Brent for March settlement climbed $1.33 to $58.15 on the London-based ICE Futures Europe exchange, trading at a $2.22 premium to WTI for the same month. The global benchmark contract rose 52 percent last year, the most since 2009.
“First signals suggest the OPEC and non-OPEC production cuts are raising hopes that the global oil oversupply will diminish,” said Hans van Cleef, senior energy economist at ABN AMRO Bank N.V. in Amsterdam. Ric Spooner, chief market analyst at CMC Markets, agreed: “Markets will be looking for anecdotal evidence for production cuts,” he said. “The most likely scenario is OPEC and non-OPEC member countries will be committed to the deal, especially in early stages.”
On the other hand, should oil prices continue to rise much higher, it will likely mean even greater shale production: last Friday, Baker Hughest announced that drillers in the U.S. increased the rig count by two to 525 last week, the highest level in one year, while in December Russia pumped 11.2 million barrels a day just shy of the post-Soviet record and near a 30 year high. Russia has agreed to cut output by 300,000 in 2017. It remains to be seen if it will comply.

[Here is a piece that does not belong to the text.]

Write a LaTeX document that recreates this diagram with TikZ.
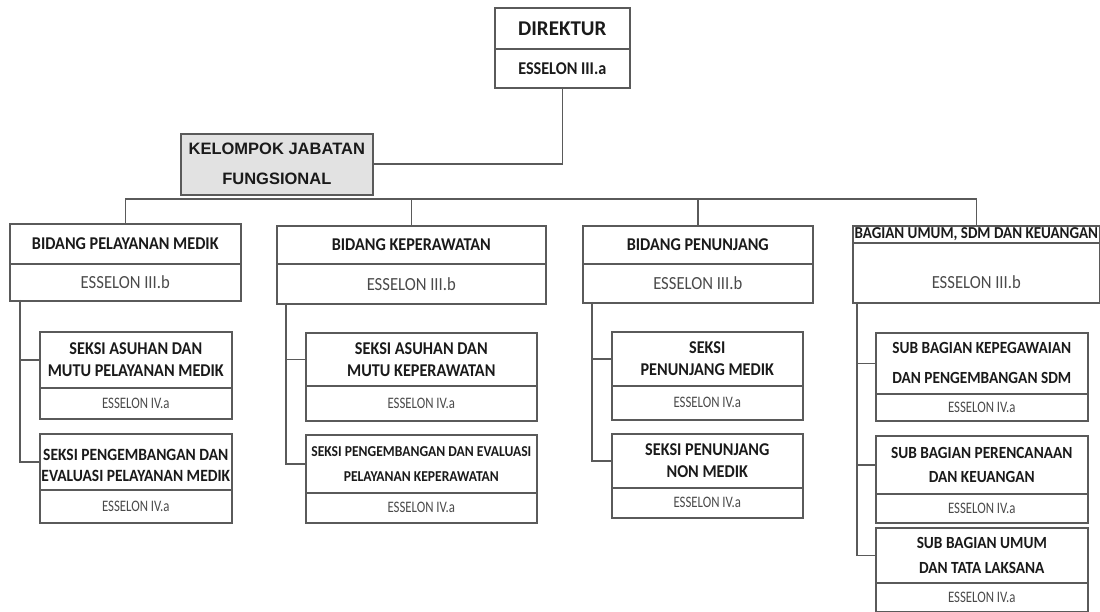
\documentclass[tikz,border=0pt]{standalone}
\usepackage{fontspec}
\setmainfont{Carlito}
\newfontfamily\kjffont{Liberation Sans}
\newfontfamily\condfont[FakeStretch=0.8]{Carlito}
\newfontfamily\semicond[FakeStretch=0.9]{Carlito}
\definecolor{linec}{HTML}{5A5A5A}
\definecolor{titlec}{HTML}{1A1A1A}
\definecolor{essc}{HTML}{4A4A4A}
\definecolor{kjffill}{HTML}{E2E2E2}
\begin{document}
\begin{tikzpicture}[x=1pt,y=-1pt,
  box/.style={draw=linec,line width=1.6pt,inner sep=0pt,align=center,anchor=north west},
  ttl/.style={box,text=titlec,font=\semicond\bfseries\fontsize{18}{22}\selectfont},
  ess/.style={box,text=essc,font=\semicond\fontsize{18.5}{19}\selectfont},
  essiv/.style={box,text=essc,font=\condfont\fontsize{16}{18}\selectfont},
  conn/.style={draw=linec,line width=1.6pt}]
\useasboundingbox (0,0) rectangle (1100,612);
% Direktur
\node[ttl,minimum width=135pt,minimum height=41pt,font=\bfseries\fontsize{21}{24}\selectfont] (dir) at (494,7) {DIREKTUR};
\node[ess,minimum width=135pt,minimum height=39pt,text=titlec,font=\semicond\bfseries\fontsize{18}{19}\selectfont] (dire) at (494,48) {ESSELON III.a};
% Kelompok jabatan fungsional
\node[box,fill=kjffill,minimum width=192pt,minimum height=61pt,text=titlec,font=\kjffont\bfseries\fontsize{16.5}{30}\selectfont] (kjf) at (180,133) {KELOMPOK JABATAN\\FUNGSIONAL};
% Bidang
\node[ttl,minimum width=231pt,minimum height=40pt] (b1) at (9,223) {BIDANG PELAYANAN MEDIK};
\node[ess,minimum width=231pt,minimum height=37pt] (b1e) at (9,263) {ESSELON III.b};
\node[ttl,minimum width=269pt,minimum height=38pt] (b2) at (276,225) {BIDANG KEPERAWATAN};
\node[ess,minimum width=269pt,minimum height=40pt] (b2e) at (276,263) {ESSELON III.b};
\node[ttl,minimum width=230pt,minimum height=38pt] (b3) at (582,225) {BIDANG PENUNJANG};
\node[ess,minimum width=230pt,minimum height=39pt] (b3e) at (582,263) {ESSELON III.b};
\node[ttl,minimum width=247pt,minimum height=17pt,font=\semicond\bfseries\fontsize{16.7}{16}\selectfont] (b4) at (852,225) {BAGIAN UMUM, SDM DAN KEUANGAN};
\node[ess,minimum width=247pt,minimum height=60pt] (b4e) at (852,242) {\rule{0pt}{31pt}ESSELON III.b};
% Seksi column 1
\node[ttl,minimum width=192pt,minimum height=56pt] (s11) at (39,331) {SEKSI ASUHAN DAN\\MUTU PELAYANAN MEDIK};
\node[essiv,minimum width=192pt,minimum height=31pt] (s11e) at (39,387) {ESSELON IV.a};
\node[ttl,minimum width=192pt,minimum height=56pt,font=\semicond\bfseries\fontsize{17.2}{21}\selectfont] (s12) at (39,433) {\rule{0pt}{18pt}SEKSI PENGEMBANGAN DAN\\EVALUASI PELAYANAN MEDIK};
\node[essiv,minimum width=192pt,minimum height=33pt] (s12e) at (39,489) {ESSELON IV.a};
% Seksi column 2
\node[ttl,minimum width=231pt,minimum height=53pt] (s21) at (305,332) {SEKSI ASUHAN DAN\\MUTU KEPERAWATAN};
\node[essiv,minimum width=231pt,minimum height=35pt] (s21e) at (305,385) {ESSELON IV.a};
\node[ttl,minimum width=231pt,minimum height=58pt,font=\semicond\bfseries\fontsize{15.1}{25}\selectfont] (s22) at (305,434) {SEKSI PENGEMBANGAN DAN EVALUASI\\PELAYANAN KEPERAWATAN};
\node[essiv,minimum width=231pt,minimum height=30pt] (s22e) at (305,492) {ESSELON IV.a};
% Seksi column 3
\node[ttl,minimum width=191pt,minimum height=54pt] (s31) at (611,331) {SEKSI\\PENUNJANG MEDIK};
\node[essiv,minimum width=191pt,minimum height=34pt] (s31e) at (611,385) {ESSELON IV.a};
\node[ttl,minimum width=191pt,minimum height=54pt] (s32) at (611,433) {SEKSI PENUNJANG\\NON MEDIK};
\node[essiv,minimum width=191pt,minimum height=30pt] (s32e) at (611,487) {ESSELON IV.a};
% Sub bagian column 4
\node[ttl,minimum width=212pt,minimum height=61pt,font=\semicond\bfseries\fontsize{17}{30}\selectfont] (s41) at (875,332) {SUB BAGIAN KEPEGAWAIAN\\DAN PENGEMBANGAN SDM};
\node[essiv,minimum width=212pt,minimum height=27pt] (s41e) at (875,393) {ESSELON IV.a};
\node[ttl,minimum width=212pt,minimum height=58pt,font=\semicond\bfseries\fontsize{17}{24}\selectfont] (s42) at (875,435) {SUB BAGIAN PERENCANAAN\\DAN KEUANGAN};
\node[essiv,minimum width=212pt,minimum height=29pt] (s42e) at (875,493) {ESSELON IV.a};
\node[ttl,minimum width=212pt,minimum height=55pt,font=\semicond\bfseries\fontsize{17}{25}\selectfont] (s43) at (875,527) {SUB BAGIAN UMUM\\DAN TATA LAKSANA};
\node[essiv,minimum width=212pt,minimum height=29pt] (s43e) at (875,582) {ESSELON IV.a};
% Connectors
\draw[conn] (dire.south) |- (kjf.east);
\coordinate (bus) at (126,199);
\draw[conn] (b1.north) -- (b1.north |- bus) -- (b4.north |- bus) -- (b4.north);
\draw[conn] (b2.north |- bus) -- (b2.north);
\draw[conn] (b3.north |- bus) -- (b3.north);
\coordinate (t1) at (20,300);
\coordinate (t2) at (286,303);
\coordinate (t3) at (592,302);
\coordinate (t4) at (857,302);
\draw[conn] (t1) |- (s12.west);
\draw[conn] (t1 |- s11.west) -- (s11.west);
\draw[conn] (t2) |- (s22.west);
\draw[conn] (t2 |- s21.west) -- (s21.west);
\draw[conn] (t3) |- (s32.west);
\draw[conn] (t3 |- s31.west) -- (s31.west);
\draw[conn] (t4) |- (s43.west);
\draw[conn] (t4 |- s41.west) -- (s41.west);
\draw[conn] (t4 |- s42.west) -- (s42.west);
\end{tikzpicture}
\end{document}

OPEC output in December was largely unchanged from November, and also remains near record high levels.
Meanwhile, assuming the Kuwait and Oman news are accurate, production among other OPEC members continued to rise, and Libya, one of two OPEC countries exempt from the output cuts, has increased its production to 685,000 bpd, from around 600,000 bpd in December, an official at the National Oil Corporation said on Sunday.